# Goal
Please print exactly the lines below, from the start of the material up to and including the line with "120, 140, 160];", but none of the pictures.
════════
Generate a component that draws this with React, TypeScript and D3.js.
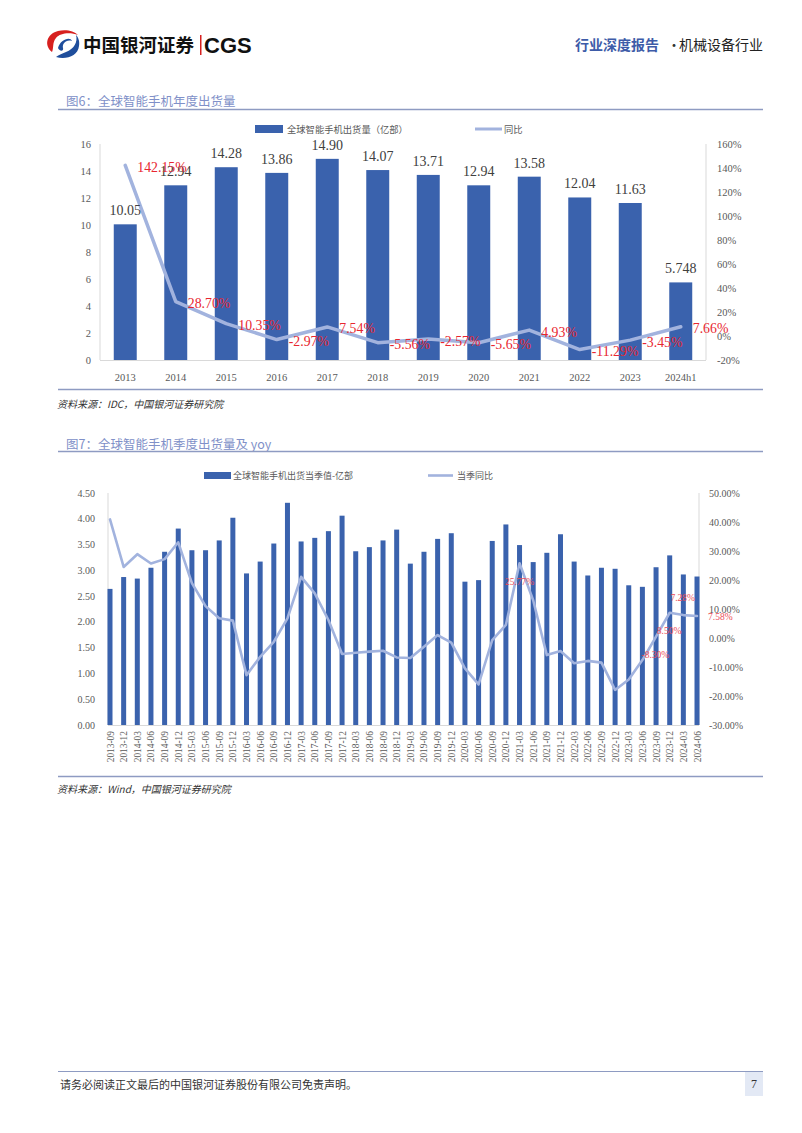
import React, { useEffect, useRef } from 'react';
import * as d3 from 'd3';

const years = ['2013', '2014', '2015', '2016', '2017', '2018', '2019', '2020', '2021', '2022', '2023', '2024h1'];
const annualShipments = [10.05, 12.94, 14.28, 13.86, 14.9, 14.07, 13.71, 12.94, 13.58, 12.04, 11.63, 5.748];
const annualShipmentLabels = ['10.05', '12.94', '14.28', '13.86', '14.90', '14.07', '13.71', '12.94', '13.58', '12.04', '11.63', '5.748'];
const annualYoY = [142.15, 28.7, 10.35, -2.97, 7.54, -5.56, -2.57, -5.65, 4.93, -11.29, -3.45, 7.66];
const annualYoYLabels = ['142.15%', '28.70%', '10.35%', '-2.97%', '7.54%', '-5.56%', '-2.57%', '-5.65%', '4.93%', '-11.29%', '-3.45%', '7.66%'];
const annualLeftTicks = [0, 2, 4, 6, 8, 10, 12, 14, 16];
const annualRightTicks = [-20, 0, 20, 40, 60, 80, 100, 120, 140, 160];

const quarters = [
  '2013-09', '2013-12',
  '2014-03', '2014-06', '2014-09', '2014-12',
  '2015-03', '2015-06', '2015-09', '2015-12',
  '2016-03', '2016-06', '2016-09', '2016-12',
  '2017-03', '2017-06', '2017-09', '2017-12',
  '2018-03', '2018-06', '2018-09', '2018-12',
  '2019-03', '2019-06', '2019-09', '2019-12',
  '2020-03', '2020-06', '2020-09', '2020-12',
  '2021-03', '2021-06', '2021-09', '2021-12',
  '2022-03', '2022-06', '2022-09', '2022-12',
  '2023-03', '2023-06', '2023-09', '2023-12',
  '2024-03', '2024-06',
];
const quarterlyShipments = [
  2.64, 2.87,
  2.84, 3.05, 3.36, 3.81,
  3.39, 3.39, 3.58, 4.02,
  2.94, 3.17, 3.52, 4.31,
  3.56, 3.63, 3.76, 4.06,
  3.37, 3.45, 3.58, 3.79,
  3.13, 3.36, 3.61, 3.72,
  2.78, 2.81, 3.57, 3.89,
  3.49, 3.16, 3.34, 3.70,
  3.17, 2.90, 3.05, 3.03,
  2.71, 2.68, 3.06, 3.29,
  2.92, 2.88,
];
const quarterlyYoY = [
  40.9, 24.5,
  28.9, 25.7, 27.2, 33.0,
  18.9, 11.0, 6.8, 6.0,
  -12.8, -6.5, -1.3, 6.8,
  21.1, 15.4, 6.2, -5.5,
  -5.1, -4.7, -4.4, -6.7,
  -6.9, -3.0, 1.0, -1.6,
  -10.5, -16.0, -0.7, 4.5,
  25.77, 13.0, -5.9, -4.5,
  -8.7, -7.9, -8.5, -17.9,
  -14.3, -7.6, 0.5, 8.7,
  7.9, 7.58,
];
const quarterlyLabelIndex = [30, 39, 40, 41, 43];
const quarterlyLabelText = ['25.77%', '-8.30%', '8.50%', '7.28%', '7.58%'];
const quarterlyLeftTicks = [0, 0.5, 1, 1.5, 2, 2.5, 3, 3.5, 4, 4.5];
const quarterlyRightTicks = [-30, -20, -10, 0, 10, 20, 30, 40, 50];

const BAR = '#3a62ad';
const LINE = '#a2b3de';
const RED = '#e8262f';
const AXIS_TEXT = '#595959';
const SERIF = '"Liberation Serif", "DejaVu Serif", serif';
const CJK = '"Noto Sans CJK SC", sans-serif';

type Sel = d3.Selection<SVGSVGElement, unknown, null, undefined>;

function drawHeader(svg: Sel) {
  const g = svg.append('g');
  g.append('path')
    .attr('d', 'M52,52 C44,46 46,34 58,31 C66,29 74,31 78,35 C70,32 60,33 56,38 C52,43 54,48 52,52 Z')
    .attr('fill', '#d7201f');
  g.append('path')
    .attr('d', 'M56,57 C66,60 78,56 79,46 C80,41 78,37 76,35 C78,42 74,49 66,52 C62,54 58,55 56,57 Z')
    .attr('fill', '#1f4e9c');
  g.append('path')
    .attr('d', 'M58,48 C60,40 70,36 72,41 C66,39 62,44 63,48 C64,51 60,52 58,48 Z')
    .attr('fill', '#1f4e9c');
  g.append('text').attr('x', 83).attr('y', 52).attr('font-family', CJK).attr('font-weight', 700)
    .attr('font-size', 18.5).attr('fill', '#111').text('中国银河证券');
  g.append('rect').attr('x', 200).attr('y', 35).attr('width', 1.5).attr('height', 20).attr('fill', '#d7201f');
  g.append('text').attr('x', 204).attr('y', 53).attr('font-family', '"Liberation Sans", Arial, sans-serif')
    .attr('font-weight', 700).attr('font-size', 22).attr('fill', '#111').text('CGS');
  g.append('text').attr('x', 575).attr('y', 50).attr('font-family', CJK).attr('font-weight', 700)
    .attr('font-size', 14).attr('fill', '#3d5ba8').text('行业深度报告');
  g.append('text').attr('x', 667).attr('y', 50).attr('font-family', CJK)
    .attr('font-size', 14).attr('fill', '#333').text('·');
  g.append('text').attr('x', 679).attr('y', 50).attr('font-family', CJK)
    .attr('font-size', 14).attr('fill', '#222').text('机械设备行业');
}

function drawAnnual(svg: Sel) {
  const g = svg.append('g');
  g.append('text').attr('x', 66).attr('y', 100).attr('dominant-baseline', 'central')
    .attr('font-family', CJK).attr('font-size', 12.5).attr('fill', '#8090c8').text('图6：全球智能手机年度出货量');
  g.append('line').attr('x1', 58).attr('x2', 763).attr('y1', 109.5).attr('y2', 109.5).attr('stroke', '#8e9bc2').attr('stroke-width', 1.5);
  g.append('line').attr('x1', 58).attr('x2', 763).attr('y1', 389.5).attr('y2', 389.5).attr('stroke', '#8e9bc2').attr('stroke-width', 1.5);
  g.append('text').attr('x', 57).attr('y', 403).attr('dominant-baseline', 'central')
    .attr('font-family', CJK).attr('font-style', 'italic').attr('font-size', 10).attr('fill', '#333')
    .text('资料来源：IDC，中国银河证券研究院');

  const left = 100, right = 706, top = 144, bottom = 360;
  const x = d3.scaleBand<string>().domain(years).range([left, right]).paddingInner(0.545).paddingOuter(0.2725);
  const yL = d3.scaleLinear().domain([0, 16]).range([bottom, top]);
  const yR = d3.scaleLinear().domain([-20, 160]).range([bottom, top]);
  const cx = (i: number) => (x(years[i]) as number) + x.bandwidth() / 2;

  g.append('line').attr('x1', left).attr('x2', left).attr('y1', top).attr('y2', bottom).attr('stroke', '#d9d9d9');
  g.append('line').attr('x1', right).attr('x2', right).attr('y1', top).attr('y2', bottom).attr('stroke', '#d9d9d9');

  g.selectAll('.lt').data(annualLeftTicks).enter().append('text')
    .attr('x', 91).attr('y', (d) => yL(d)).attr('dominant-baseline', 'central').attr('text-anchor', 'end')
    .attr('font-family', SERIF).attr('font-size', 10.5).attr('fill', AXIS_TEXT).text((d) => String(d));
  g.selectAll('.rt').data(annualRightTicks).enter().append('text')
    .attr('x', 717).attr('y', (d) => yR(d)).attr('dominant-baseline', 'central')
    .attr('font-family', SERIF).attr('font-size', 10.5).attr('fill', AXIS_TEXT).text((d) => `${d}%`);
  g.selectAll('.xt').data(years).enter().append('text')
    .attr('x', (d, i) => cx(i)).attr('y', 377).attr('dominant-baseline', 'central').attr('text-anchor', 'middle')
    .attr('font-family', SERIF).attr('font-size', 10.5).attr('fill', AXIS_TEXT).text((d) => d);

  g.selectAll('.bar').data(annualShipments).enter().append('rect')
    .attr('x', (d, i) => x(years[i]) as number).attr('width', x.bandwidth())
    .attr('y', (d) => yL(d)).attr('height', (d) => bottom - yL(d)).attr('fill', BAR);
  g.append('line').attr('x1', left).attr('x2', right).attr('y1', bottom + 0.5).attr('y2', bottom + 0.5).attr('stroke', '#d9d9d9');

  const line = d3.line<number>().x((d, i) => cx(i)).y((d) => yR(d));
  g.append('path').attr('d', line(annualYoY) as string).attr('fill', 'none').attr('stroke', LINE)
    .attr('stroke-width', 3.5).attr('stroke-linejoin', 'round').attr('stroke-linecap', 'round');

  g.selectAll('.vl').data(annualShipmentLabels).enter().append('text')
    .attr('x', (d, i) => cx(i)).attr('y', (d, i) => yL(annualShipments[i]) - 9).attr('text-anchor', 'middle')
    .attr('font-family', SERIF).attr('font-size', 14).attr('fill', '#404040').text((d) => d);
  g.selectAll('.pl').data(annualYoYLabels).enter().append('text')
    .attr('x', (d, i) => cx(i) + 12).attr('y', (d, i) => yR(annualYoY[i]) + 2).attr('dominant-baseline', 'central')
    .attr('font-family', SERIF).attr('font-size', 13.8).attr('fill', RED).text((d) => d);

  g.append('rect').attr('x', 255).attr('y', 125).attr('width', 28).attr('height', 8).attr('fill', BAR);
  g.append('text').attr('x', 287).attr('y', 129).attr('dominant-baseline', 'central')
    .attr('font-family', CJK).attr('font-size', 9.3).attr('fill', AXIS_TEXT).text('全球智能手机出货量（亿部）');
  g.append('line').attr('x1', 475).attr('x2', 502).attr('y1', 129).attr('y2', 129).attr('stroke', LINE).attr('stroke-width', 3);
  g.append('text').attr('x', 504).attr('y', 129).attr('dominant-baseline', 'central')
    .attr('font-family', CJK).attr('font-size', 9.3).attr('fill', AXIS_TEXT).text('同比');
}

function drawQuarterly(svg: Sel) {
  const g = svg.append('g');
  g.append('text').attr('x', 66).attr('y', 443).attr('dominant-baseline', 'central')
    .attr('font-family', CJK).attr('font-size', 12.5).attr('fill', '#8090c8').text('图7：全球智能手机季度出货量及 yoy');
  g.append('line').attr('x1', 58).attr('x2', 763).attr('y1', 451.5).attr('y2', 451.5).attr('stroke', '#8e9bc2').attr('stroke-width', 1.5);
  g.append('line').attr('x1', 58).attr('x2', 763).attr('y1', 776.5).attr('y2', 776.5).attr('stroke', '#8e9bc2').attr('stroke-width', 1.5);
  g.append('text').attr('x', 57).attr('y', 788).attr('dominant-baseline', 'central')
    .attr('font-family', CJK).attr('font-style', 'italic').attr('font-size', 10).attr('fill', '#333')
    .text('资料来源：Wind，中国银河证券研究院');

  const left = 110, right = 697, top = 493, bottom = 725;
  const x = d3.scalePoint<string>().domain(quarters).range([left, right]);
  const yL = d3.scaleLinear().domain([0, 4.5]).range([bottom, top]);
  const yR = d3.scaleLinear().domain([-30, 50]).range([bottom, top]);
  const bw = 5;

  g.append('line').attr('x1', left - 2).attr('x2', left - 2).attr('y1', top).attr('y2', bottom).attr('stroke', '#d9d9d9');
  g.append('line').attr('x1', right + 2).attr('x2', right + 2).attr('y1', top).attr('y2', bottom).attr('stroke', '#d9d9d9');

  g.selectAll('.lt').data(quarterlyLeftTicks).enter().append('text')
    .attr('x', 95).attr('y', (d) => yL(d)).attr('dominant-baseline', 'central').attr('text-anchor', 'end')
    .attr('font-family', SERIF).attr('font-size', 10).attr('fill', AXIS_TEXT).text((d) => d.toFixed(2));
  g.selectAll('.rt').data(quarterlyRightTicks).enter().append('text')
    .attr('x', 709).attr('y', (d) => yR(d)).attr('dominant-baseline', 'central')
    .attr('font-family', SERIF).attr('font-size', 10).attr('fill', AXIS_TEXT).text((d) => `${d.toFixed(2)}%`);
  g.selectAll('.xt').data(quarters).enter().append('text')
    .attr('transform', (d) => `translate(${(x(d) as number) + 3.5},731) rotate(-90)`)
    .attr('text-anchor', 'end')
    .attr('font-family', SERIF).attr('font-size', 9.4).attr('fill', AXIS_TEXT).text((d) => d);

  g.selectAll('.bar').data(quarterlyShipments).enter().append('rect')
    .attr('x', (d, i) => (x(quarters[i]) as number) - bw / 2).attr('width', bw)
    .attr('y', (d) => yL(d)).attr('height', (d) => bottom - yL(d)).attr('fill', BAR);
  g.append('line').attr('x1', left - 2).attr('x2', right + 2).attr('y1', bottom + 0.5).attr('y2', bottom + 0.5).attr('stroke', '#d9d9d9');

  const line = d3.line<number>().x((d, i) => x(quarters[i]) as number).y((d) => yR(d));
  g.append('path').attr('d', line(quarterlyYoY) as string).attr('fill', 'none').attr('stroke', LINE)
    .attr('stroke-width', 2.6).attr('stroke-linejoin', 'round').attr('stroke-linecap', 'round');

  const labelDx = (d: number) => (d === 43 ? 11 : d === 30 ? 0 : 13);
  const labelDy = (d: number) => (d === 30 ? 19 : d === 43 ? 1 : d === 41 ? -15 : d === 40 ? -6 : -5);
  g.selectAll('.pl').data(quarterlyLabelIndex).enter().append('text')
    .attr('x', (d) => (x(quarters[d]) as number) + labelDx(d))
    .attr('y', (d) => yR(quarterlyYoY[d]) + labelDy(d))
    .attr('text-anchor', (d) => (d === 43 ? 'start' : 'middle'))
    .attr('dominant-baseline', 'central')
    .attr('font-family', SERIF).attr('font-size', 9.5).attr('fill', '#ec4d57')
    .text((d, i) => quarterlyLabelText[i]);

  g.append('rect').attr('x', 204).attr('y', 472).attr('width', 27).attr('height', 7).attr('fill', BAR);
  g.append('text').attr('x', 233).attr('y', 475.5).attr('dominant-baseline', 'central')
    .attr('font-family', CJK).attr('font-size', 9).attr('fill', AXIS_TEXT).text('全球智能手机出货当季值-亿部');
  g.append('line').attr('x1', 428).attr('x2', 453).attr('y1', 475.5).attr('y2', 475.5).attr('stroke', LINE).attr('stroke-width', 2.6);
  g.append('text').attr('x', 457).attr('y', 475.5).attr('dominant-baseline', 'central')
    .attr('font-family', CJK).attr('font-size', 9).attr('fill', AXIS_TEXT).text('当季同比');
}

function drawFooter(svg: Sel) {
  const g = svg.append('g');
  g.append('line').attr('x1', 58).attr('x2', 763).attr('y1', 1071.5).attr('y2', 1071.5).attr('stroke', '#8e9bc2').attr('stroke-width', 1);
  g.append('text').attr('x', 60).attr('y', 1084).attr('dominant-baseline', 'central')
    .attr('font-family', CJK).attr('font-size', 11).attr('fill', '#333')
    .text('请务必阅读正文最后的中国银河证券股份有限公司免责声明。');
  g.append('rect').attr('x', 745).attr('y', 1072).attr('width', 18).attr('height', 24).attr('fill', '#e3e9f5');
  g.append('text').attr('x', 754).attr('y', 1084).attr('dominant-baseline', 'central').attr('text-anchor', 'middle')
    .attr('font-family', SERIF).attr('font-size', 12).attr('fill', '#333').text('7');
}

export default function App() {
  const ref = useRef<SVGSVGElement>(null);
  useEffect(() => {
    if (!ref.current) return;
    const svg = d3.select(ref.current) as Sel;
    svg.selectAll('*').remove();
    drawHeader(svg);
    drawAnnual(svg);
    drawQuarterly(svg);
    drawFooter(svg);
  }, []);
  return (
    <svg ref={ref} width={802} height={1133}
      style={{ position: 'absolute', left: 0, top: 0, background: '#fff', display: 'block' }} />
  );
}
════════
# Task solution
Generate a component that draws this with React, TypeScript and D3.js.
import React, { useEffect, useRef } from 'react';
import * as d3 from 'd3';

const years = ['2013', '2014', '2015', '2016', '2017', '2018', '2019', '2020', '2021', '2022', '2023', '2024h1'];
const annualShipments = [10.05, 12.94, 14.28, 13.86, 14.9, 14.07, 13.71, 12.94, 13.58, 12.04, 11.63, 5.748];
const annualShipmentLabels = ['10.05', '12.94', '14.28', '13.86', '14.90', '14.07', '13.71', '12.94', '13.58', '12.04', '11.63', '5.748'];
const annualYoY = [142.15, 28.7, 10.35, -2.97, 7.54, -5.56, -2.57, -5.65, 4.93, -11.29, -3.45, 7.66];
const annualYoYLabels = ['142.15%', '28.70%', '10.35%', '-2.97%', '7.54%', '-5.56%', '-2.57%', '-5.65%', '4.93%', '-11.29%', '-3.45%', '7.66%'];
const annualLeftTicks = [0, 2, 4, 6, 8, 10, 12, 14, 16];
const annualRightTicks = [-20, 0, 20, 40, 60, 80, 100, 120, 140, 160];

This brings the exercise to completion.